Drought is a very difficult hazard to deal with as it begins in a creeping fashion with a few very nice sunny dry days and may end suddenly with intense rains, for example, or gradually with lasting impacts. The dry conditions can persist over a long time, even years, and intensify over large areas. This makes adaptation most difficult and costly or perhaps even impossible. Although many strategies can be used to adapt to drought, it is still very challenging, especially for the intense, long duration, and large area droughts that pose limits to adaptation and require high degrees of innovation and cost.
Main categories of agricultural adaptation options include technology, government programs and insurance, farm production practices and financial management17. Managing drought risk is part of the management of agro-climatic risk.
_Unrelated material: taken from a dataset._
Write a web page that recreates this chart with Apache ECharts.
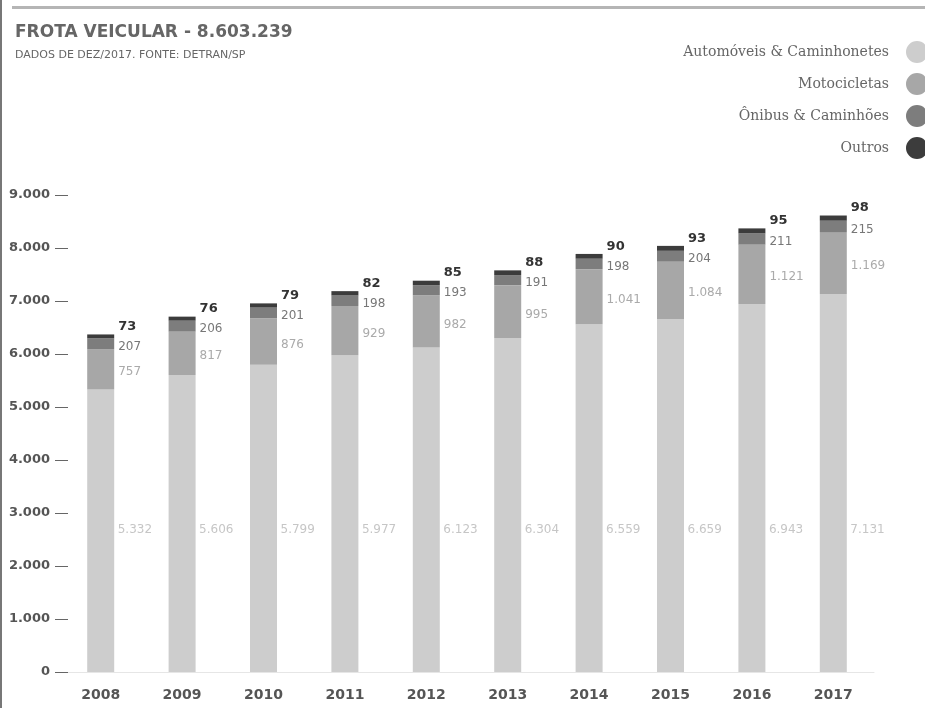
<!DOCTYPE html>
<html lang="pt-BR">
<head>
<meta charset="UTF-8">
<title>Frota veicular</title>
<script src="https://cdn.jsdelivr.net/npm/echarts@6/dist/echarts.min.js"></script>
<style>
  html, body { margin: 0; padding: 0; background: #fff; }
  #main { width: 925px; height: 708px; }
</style>
</head>
<body>
<div id="main"></div>
<script>
var anos = ['2008', '2009', '2010', '2011', '2012', '2013', '2014', '2015', '2016', '2017'];
var automoveis = [5332, 5606, 5799, 5977, 6123, 6304, 6559, 6659, 6943, 7131];
var motocicletas = [757, 817, 876, 929, 982, 995, 1041, 1084, 1121, 1169];
var onibus = [207, 206, 201, 198, 193, 191, 198, 204, 211, 215];
var outros = [73, 76, 79, 82, 85, 88, 90, 93, 95, 98];

var sans = '"DejaVu Sans", sans-serif';

// separador de milhar com ponto
function fmt(n) {
    var s = String(Math.round(n));
    return s.replace(/\B(?=(\d{3})+(?!\d))/g, '.');
}

var myChart = echarts.init(document.getElementById('main'));

var option = {
    animation: false,
    title: {
        text: 'FROTA VEICULAR - 8.603.239',
        subtext: 'DADOS DE DEZ/2017. FONTE: DETRAN/SP',
        left: 10,
        top: 19,
        itemGap: 9,
        textStyle: { fontFamily: sans, fontSize: 17, fontWeight: 'bold', color: '#666' },
        subtextStyle: { fontFamily: sans, fontSize: 11, color: '#666' }
    },
    legend: {
        orient: 'vertical',
        right: -8,
        top: 36,
        align: 'right',
        icon: 'circle',
        itemWidth: 22,
        itemHeight: 22,
        itemGap: 10,
        textStyle: { fontFamily: '"DejaVu Serif", serif', fontSize: 14, color: '#666', padding: [0, 12, 0, 0] },
        data: ['Automóveis & Caminhonetes', 'Motocicletas', 'Ônibus & Caminhões', 'Outros']
    },
    graphic: [
        { type: 'rect', shape: { x: 12, y: 6, width: 913, height: 3 }, style: { fill: '#b5b5b5' } },
        { type: 'rect', shape: { x: 0, y: 0, width: 2, height: 708 }, style: { fill: '#777' } }
    ],
    grid: { left: 60, right: 51, top: 195, bottom: 36 },
    xAxis: {
        type: 'category',
        data: anos,
        axisLine: { lineStyle: { color: '#e6e6e6', width: 1 } },
        axisTick: { show: false },
        axisLabel: { fontFamily: sans, fontSize: 14, fontWeight: 'bold', color: '#555', margin: 16 }
    },
    yAxis: {
        type: 'value',
        min: 0,
        max: 9000,
        interval: 1000,
        offset: -8,
        axisLine: { show: false },
        axisTick: { show: true, length: 13, lineStyle: { color: '#666', width: 1 } },
        splitLine: { show: false },
        axisLabel: {
            fontFamily: sans, fontSize: 13, fontWeight: 'bold', color: '#555', margin: 18,
            formatter: function (v) { return fmt(v); }
        }
    },
    series: [{
        name: 'Automóveis & Caminhonetes',
        type: 'bar',
        stack: 'frota',
        barWidth: 27,
        itemStyle: { color: '#cdcdcd' },
        label: {
            show: true,
            position: 'insideBottom',
            align: 'left',
            offset: [17, -131],
            fontFamily: sans, fontSize: 12, color: '#c6c6c6',
            formatter: function (p) { return fmt(p.value); }
        },
        data: automoveis
    }, {
        name: 'Motocicletas',
        type: 'bar',
        stack: 'frota',
        itemStyle: { color: '#a7a7a7' },
        label: {
            show: true,
            position: 'right',
            distance: 4,
            offset: [0, 3],
            fontFamily: sans, fontSize: 12, color: '#aaa',
            formatter: function (p) { return fmt(p.value); }
        },
        data: motocicletas
    }, {
        name: 'Ônibus & Caminhões',
        type: 'bar',
        stack: 'frota',
        itemStyle: { color: '#7d7d7d' },
        label: {
            show: true,
            position: 'right',
            distance: 4,
            offset: [0, 3],
            fontFamily: sans, fontSize: 12, color: '#777',
            formatter: function (p) { return fmt(p.value); }
        },
        data: onibus
    }, {
        name: 'Outros',
        type: 'bar',
        stack: 'frota',
        itemStyle: { color: '#3c3c3c' },
        label: {
            show: true,
            position: 'right',
            distance: 4,
            offset: [0, -10],
            fontFamily: sans, fontSize: 13, fontWeight: 'bold', color: '#333',
            formatter: function (p) { return fmt(p.value); }
        },
        data: outros
    }]
};

myChart.setOption(option);
</script>
</body>
</html>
Information on practices of several types exist, including those for crops, pest management, water supplies18 as well as for livestock, soils, inputs, fire risk management19 and diversification20. For crops, examples of practices include seeding earlier, and using drought-tolerant species and varieties. Conservation and minimum tillage, water conservation and many other best management practices are also recommended. Delivering adaptation measures is facilitated by improving capacities such as by strengthening institutions, expertise, research and infrastructure21.
Monitoring, planning, responses, and early warnings are required to reduce vulnerability, negative impacts and improve preparedness and resilience. Enhanced understanding of current and future possible droughts and impacts is required for improved adaptation22. The Canadian Drought Monitor is the official source for drought monitoring and reporting in Canada23. This interactive application as well as data from ClimateData.ca can be used to assess drought conditions across Canada. The prairie provinces have developed drought plans, however monitoring and assessment requires additional coordination, resources and expertise.